WHAT THE TASK ASKS
Only the lines from the start of the data below through the line that contains "from bokeh.resources import INLINE" are to be copied, exactly and without pictures.

RECORDED DATA
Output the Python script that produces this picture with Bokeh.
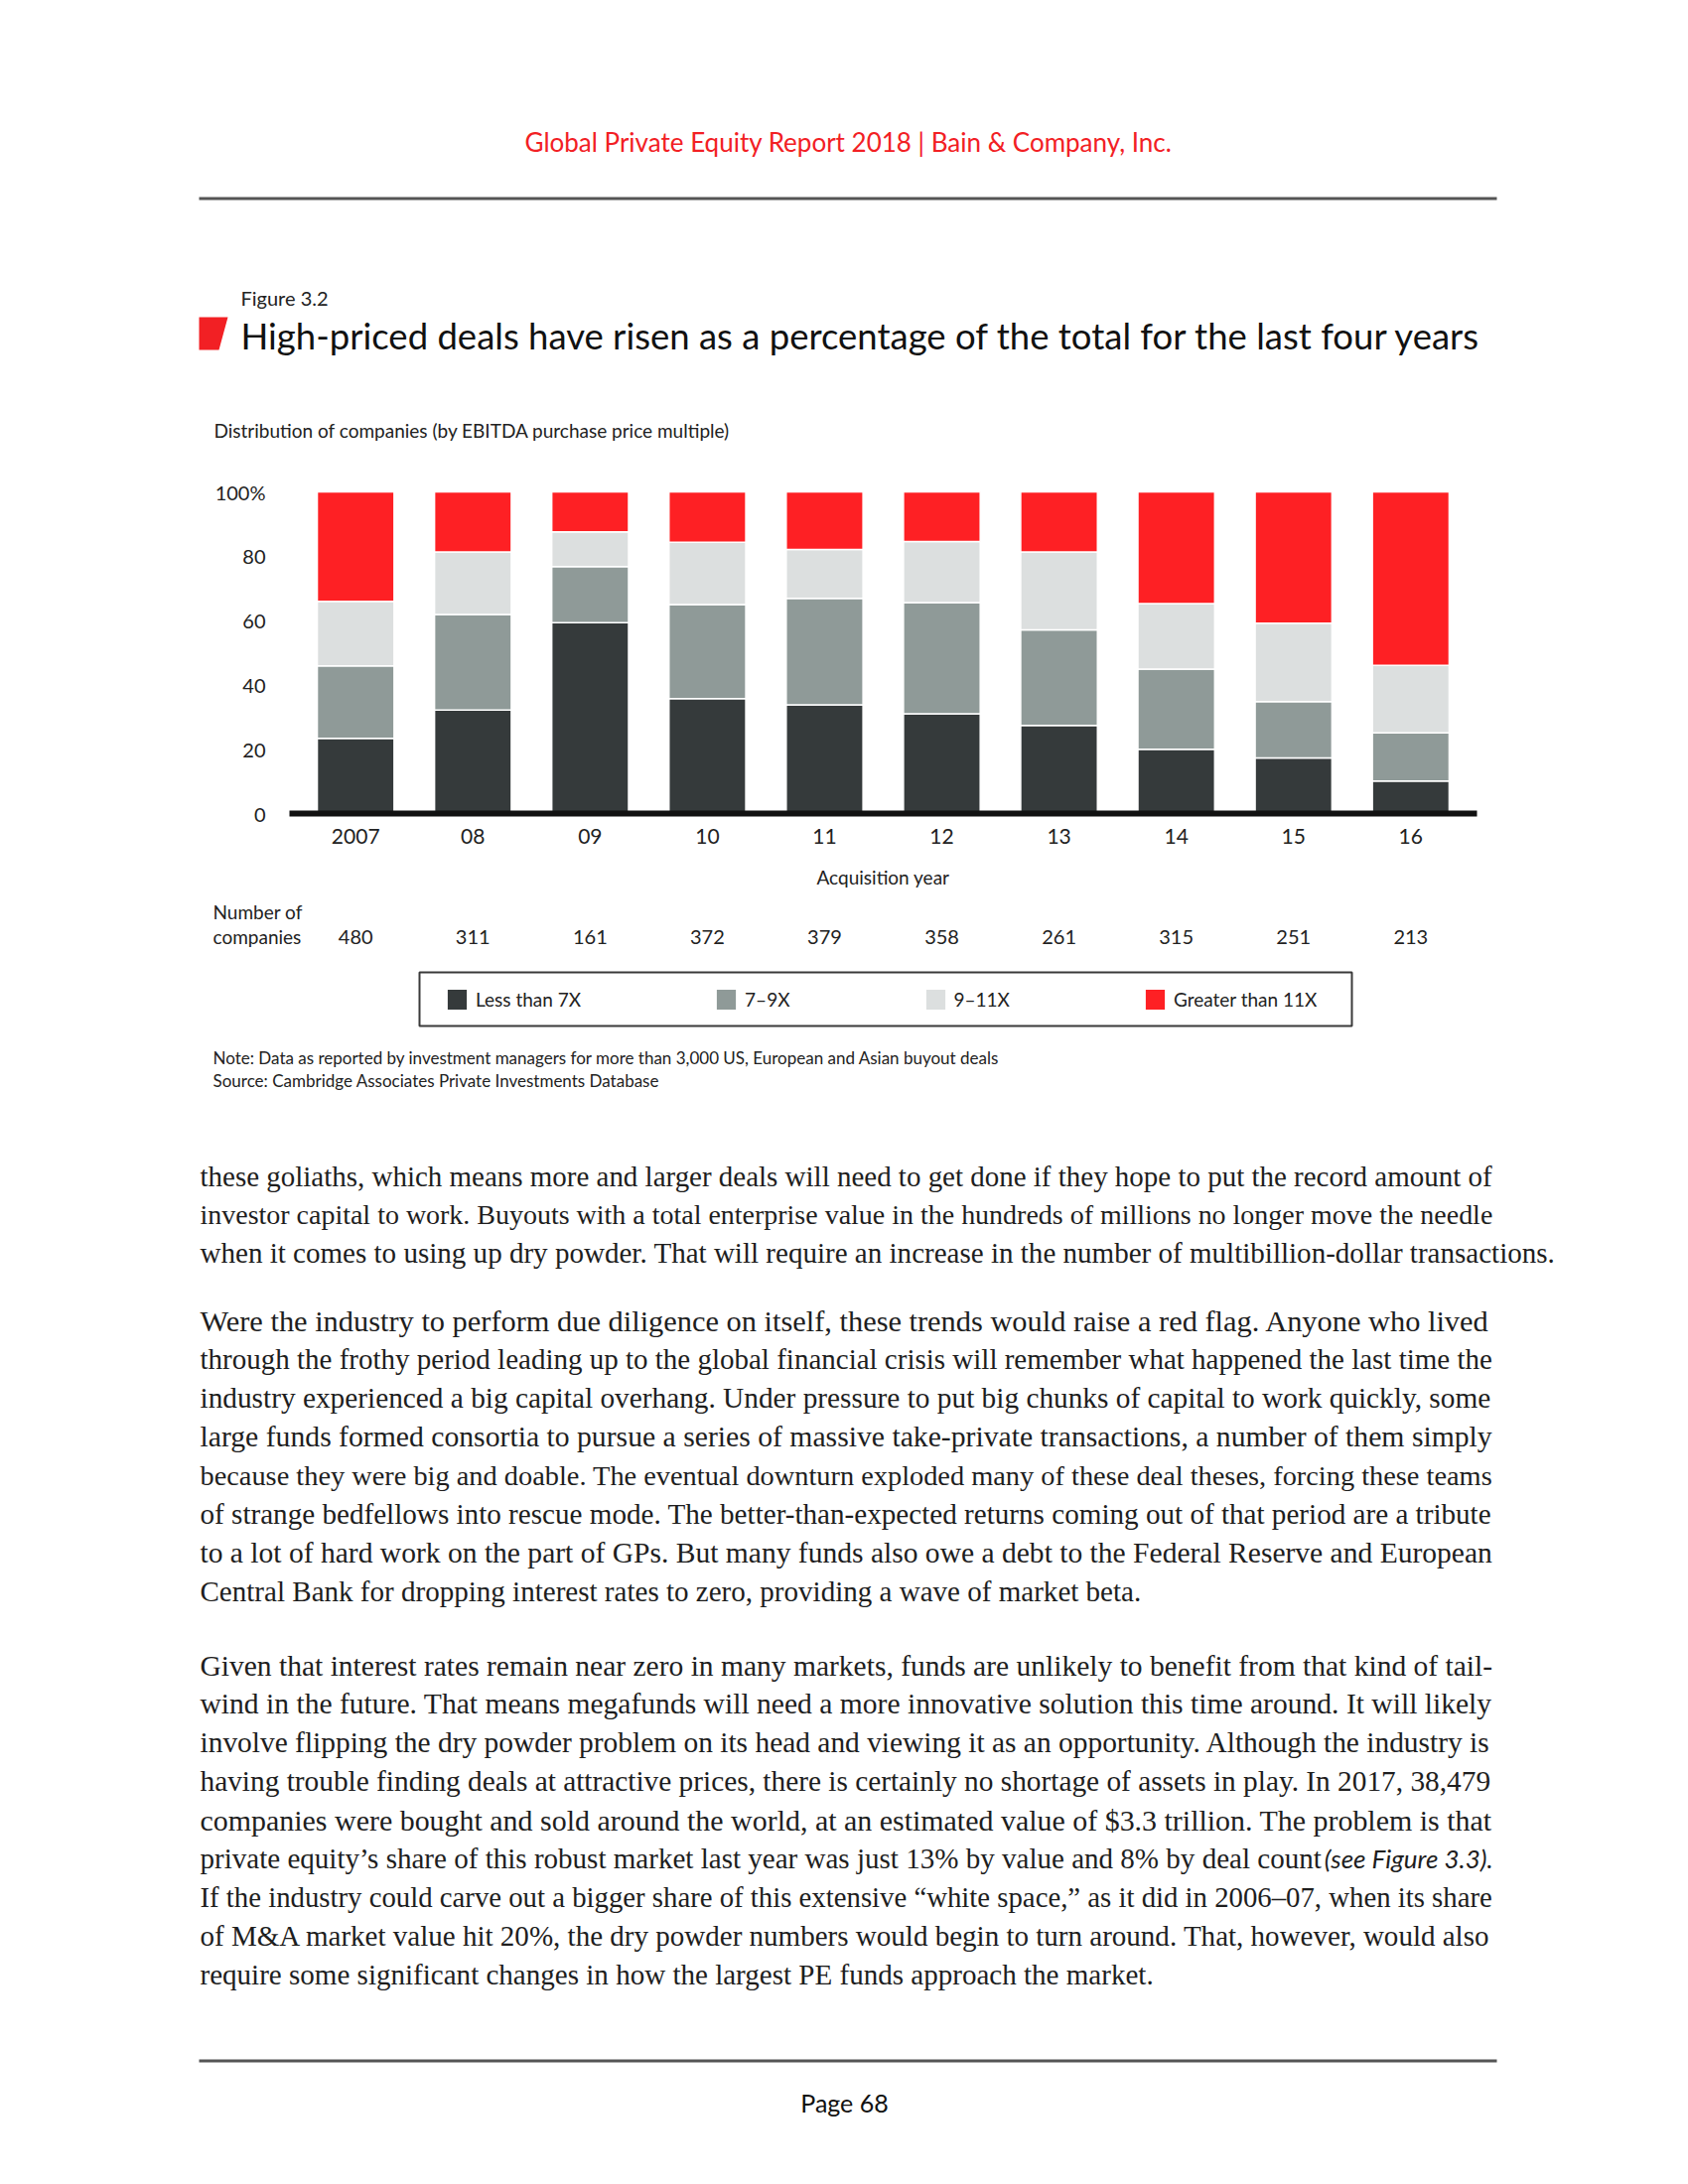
from bokeh.plotting import figure
from bokeh.layouts import column
from bokeh.models import ColumnDataSource, FactorRange, Range1d, FixedTicker
from bokeh.core.properties import value
from bokeh.embed import file_html
from bokeh.resources import INLINE

# ---------------- data ----------------
years = ["2007", "08", "09", "10", "11", "12", "13", "14", "15", "16"]
less_than_7x = [23.4, 32.2, 59.3, 35.7, 33.8, 31.0, 27.4, 20.0, 17.3, 10.1]
x7_to_9 = [22.5, 29.7, 17.5, 29.3, 33.1, 34.6, 29.7, 24.9, 17.5, 15.0]
x9_to_11 = [20.1, 19.4, 10.8, 19.3, 15.2, 19.0, 24.2, 20.4, 24.4, 21.0]
greater_than_11x = [34.0, 18.7, 12.4, 15.7, 17.9, 15.4, 18.7, 34.7, 40.8, 53.9]
companies = [480, 311, 161, 372, 379, 358, 261, 315, 251, 213]
series_labels = ["Less than 7X", "7–9X", "9–11X", "Greater than 11X"]
y_ticks = [0, 20, 40, 60, 80, 100]

header_text = "Global Private Equity Report 2018 | Bain & Company, Inc."
figure_no = "Figure 3.2"
title_text = "High-priced deals have risen as a percentage of the total for the last four years"
subtitle_text = "Distribution of companies (by EBITDA purchase price multiple)"
note_lines = ["Note: Data as reported by investment managers for more than 3,000 US, European and Asian buyout deals",
              "Source: Cambridge Associates Private Investments Database"]
paragraphs = [
    ["these goliaths, which means more and larger deals will need to get done if they hope to put the record amount of",
     "investor capital to work. Buyouts with a total enterprise value in the hundreds of millions no longer move the needle",
     "when it comes to using up dry powder. That will require an increase in the number of multibillion-dollar transactions."],
    ["Were the industry to perform due diligence on itself, these trends would raise a red flag. Anyone who lived",
     "through the frothy period leading up to the global financial crisis will remember what happened the last time the",
     "industry experienced a big capital overhang. Under pressure to put big chunks of capital to work quickly, some",
     "large funds formed consortia to pursue a series of massive take-private transactions, a number of them simply",
     "because they were big and doable. The eventual downturn exploded many of these deal theses, forcing these teams",
     "of strange bedfellows into rescue mode. The better-than-expected returns coming out of that period are a tribute",
     "to a lot of hard work on the part of GPs. But many funds also owe a debt to the Federal Reserve and European",
     "Central Bank for dropping interest rates to zero, providing a wave of market beta."],
    ["Given that interest rates remain near zero in many markets, funds are unlikely to benefit from that kind of tail-",
     "wind in the future. That means megafunds will need a more innovative solution this time around. It will likely",
     "involve flipping the dry powder problem on its head and viewing it as an opportunity. Although the industry is",
     "having trouble finding deals at attractive prices, there is certainly no shortage of assets in play. In 2017, 38,479",
     "companies were bought and sold around the world, at an estimated value of $3.3 trillion. The problem is that",
     "private equity’s share of this robust market last year was just 13% by value and 8% by deal count",
     "If the industry could carve out a bigger share of this extensive “white space,” as it did in 2006–07, when its share",
     "of M&A market value hit 20%, the dry powder numbers would begin to turn around. That, however, would also",
     "require some significant changes in how the largest PE funds approach the market."],
]
italic_ref = "(see Figure 3.3)."
page_label = "Page 68"

# ---------------- styles / geometry (page pixels) ----------------
SANS = "Lato"
SERIF = "Liberation Serif"
RED = "#f22024"
colors = ["#353a3b", "#8f9a98", "#dcdfdf", "#fe2024"]
LABEL_C = "#222222"
W, H = 1684, 2184
FL, FR, FT, FB = 291, 1487, 495, 819          # bar area (page pixels)
BAR_PAD = 0.065                                 # category padding beside the bars
TOP_END, CHART_END = 470, 903                   # vertical split between figures

# every figure shares one frame, symmetric about the bar area's centre,
# so the year factors fall at the same place in all of them
LEFT = FL + FR - W
cat_px = (FR - FL) / (len(years) + 2 * BAR_PAD)
span = (W - LEFT) / cat_px
pad_each = (span - len(years)) / 2


def lx(px):  # page pixel -> synthetic categorical coordinate
    return (px - LEFT) / cat_px - pad_each


def year_range():
    return FactorRange(factors=years, range_padding=span / len(years) - 1,
                       range_padding_units="percent")


def text_fig(height, x_range, y_range):
    f = figure(width=W, height=height, output_backend="svg", toolbar_location=None,
               x_range=x_range, y_range=y_range,
               x_axis_location=None, y_axis_location=None,
               min_border_left=LEFT, min_border_right=0, min_border_top=0, min_border_bottom=0)
    f.outline_line_color = None
    f.grid.visible = False
    f.background_fill_color = "white"
    f.border_fill_color = "white"
    return f


def put(f, px, py, txt, size, color="#1e1e1e", font=SANS, align="left", style="normal", tx=lambda v: v):
    f.text(x=[tx(px)], y=[py], text=[txt], text_font=value(font), text_font_size=value(f"{size}px"),
           text_color=color, text_align=align, text_baseline="middle",
           text_font_style=style)


# ---------------- top: header and titles ----------------
top = text_fig(TOP_END, Range1d(LEFT, W), Range1d(TOP_END, 0))
put(top, 854, 142, header_text, 26, RED, align="center")
top.segment(x0=[200], y0=[199.5], x1=[1507], y1=[199.5], line_color="#555555", line_width=3)
put(top, 242, 299, figure_no, 20, LABEL_C)
top.patch(x=[200, 229, 220, 200], y=[319, 319, 352, 352], fill_color=RED, line_color=None)
put(top, 242, 337, title_text, 36.5, "#111111")
put(top, 215, 433, subtitle_text, 19, LABEL_C)

# ---------------- chart ----------------
source = ColumnDataSource(dict(year=years, lt7=less_than_7x, s79=x7_to_9,
                               s911=x9_to_11, gt11=greater_than_11x,
                               n=[str(c) for c in companies]))

px_per_pct = (FB - FT) / 100.0
chart = figure(x_range=year_range(),
               y_range=Range1d(-(CHART_END - FB) / px_per_pct, 100 + (FT - TOP_END) / px_per_pct),
               width=W, height=CHART_END - TOP_END,
               output_backend="svg", toolbar_location=None,
               min_border_left=LEFT, min_border_right=0, min_border_top=0, min_border_bottom=0)
chart.outline_line_color = None
chart.background_fill_color = "white"
chart.border_fill_color = "white"
chart.xgrid.visible = False
chart.ygrid.visible = False

chart.vbar_stack(["lt7", "s79", "s911", "gt11"], x="year", width=0.655, source=source,
                 color=colors, line_color="white", line_width=1.5)

xa = chart.xaxis[0]
xa.fixed_location = 0
xa.bounds = (lx(FL), lx(FR))
xa.axis_line_width = 6
xa.axis_line_color = "#111111"
xa.major_tick_line_color = None
xa.major_tick_out = 0
xa.major_tick_in = 0
xa.major_label_standoff = 15
xa.major_label_text_font = SANS
xa.major_label_text_font_size = "21px"
xa.major_label_text_color = LABEL_C
xa.axis_label = "Acquisition year"
xa.axis_label_standoff = 19
xa.axis_label_text_font = SANS
xa.axis_label_text_font_size = "19px"
xa.axis_label_text_font_style = "normal"
xa.axis_label_text_color = LABEL_C

ya = chart.yaxis[0]
ya.fixed_location = lx(FL)
ya.bounds = (0, 100)
ya.ticker = FixedTicker(ticks=y_ticks)
ya.major_label_overrides = {100: "100%"}
ya.axis_line_color = None
ya.major_tick_line_color = None
ya.minor_tick_line_color = None
ya.major_tick_out = 0
ya.major_tick_in = 0
ya.major_label_standoff = 24
ya.major_label_text_font = SANS
ya.major_label_text_font_size = "20px"
ya.major_label_text_color = LABEL_C

# ---------------- lower part: counts, legend, notes, body text ----------------
low = text_fig(H - CHART_END, year_range(), Range1d(H, CHART_END))

low.text(x="year", y=943, text="n", source=source,
         text_font=value(SANS), text_font_size=value("20px"), text_color=LABEL_C,
         text_align="center", text_baseline="middle")
put(low, 214, 918, "Number of", 19, LABEL_C, tx=lx)
put(low, 214, 943, "companies", 19, LABEL_C, tx=lx)

# legend: proxies carry the series colours (their one point lies outside the view)
for lab, c in zip(series_labels, colors):
    low.rect(x=[years[0]], y=[H + 500], width=0.1, height=1, fill_color=c, line_color=None,
             legend_label=lab)
lg = low.legend[0]
lg.orientation = "horizontal"
lg.location = (448 - LEFT, H - 1019)
lg.padding = 0
lg.margin = 0
lg.spacing = 134
lg.label_standoff = 7
lg.glyph_width = 24
lg.glyph_height = 25
lg.border_line_color = None
lg.background_fill_alpha = 0
lg.label_text_font = SANS
lg.label_text_font_size = "19px"
lg.label_text_color = LABEL_C
low.quad(left=[lx(422)], right=[lx(1361)], top=[979], bottom=[1033], fill_alpha=0,
         line_color="#3a3a3a", line_width=2)

put(low, 214, 1065, note_lines[0], 17, LABEL_C, tx=lx)
put(low, 214, 1088, note_lines[1], 17, LABEL_C, tx=lx)

# body text: Times metrics (Liberation Serif) used to fit each full line to the
# 1302px text column, as the justified original does
TW = dict(zip("abcdefghijklmnopqrstuvwxyz",
              [444, 500, 444, 500, 444, 333, 500, 500, 278, 278, 500, 278, 778, 500, 500, 500,
               500, 333, 389, 278, 500, 500, 722, 500, 500, 444]))
TW.update(dict(zip("ABCDEFGHIJKLMNOPQRSTUVWXYZ",
                   [722, 667, 667, 722, 611, 556, 722, 722, 333, 389, 722, 611, 889, 722, 722, 556,
                    722, 667, 556, 611, 722, 722, 944, 722, 722, 611])))
TW.update({" ": 250, ",": 250, ".": 250, "-": 333, "’": 333, "“": 444, "”": 444, "$": 500,
           "%": 833, "&": 778, "–": 500, "(": 333, ")": 333})


def em_width(s):
    return sum(TW.get(ch, 500) for ch in s) / 1000.0


COL_W = 1302
full_lines = [ln for para in paragraphs for ln in para[:-1]]
base_size = 0.985 * sum(COL_W / em_width(ln) for ln in full_lines) / len(full_lines)

para_start = [1184, 1330, 1677]
LINE = 38.9
for para, y0 in zip(paragraphs, para_start):
    for i, ln in enumerate(para):
        if i == len(para) - 1 or ln.endswith("deal count"):
            size = base_size
        else:
            size = min(max(COL_W / em_width(ln), 0.9 * base_size), 1.05 * base_size)
        put(low, 201, y0 + i * LINE, ln, round(size, 2), "#1e1e1e", font=SERIF, tx=lx)
put(low, 1503, para_start[2] + 5 * LINE, italic_ref, 26, "#1e1e1e", align="right",
    style="italic", tx=lx)

low.segment(x0=[lx(200)], y0=[2075.5], x1=[lx(1507)], y1=[2075.5], line_color="#555555", line_width=3)
put(low, 850, 2117, page_label, 25, "#111111", align="center", tx=lx)

page = column(top, chart, low, spacing=0)
open("out.html", "w").write(file_html(page, INLINE))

RESULT FOR THIS EXERCISE
Output the Python script that produces this picture with Bokeh.
from bokeh.plotting import figure
from bokeh.layouts import column
from bokeh.models import ColumnDataSource, FactorRange, Range1d, FixedTicker
from bokeh.core.properties import value
from bokeh.embed import file_html
from bokeh.resources import INLINE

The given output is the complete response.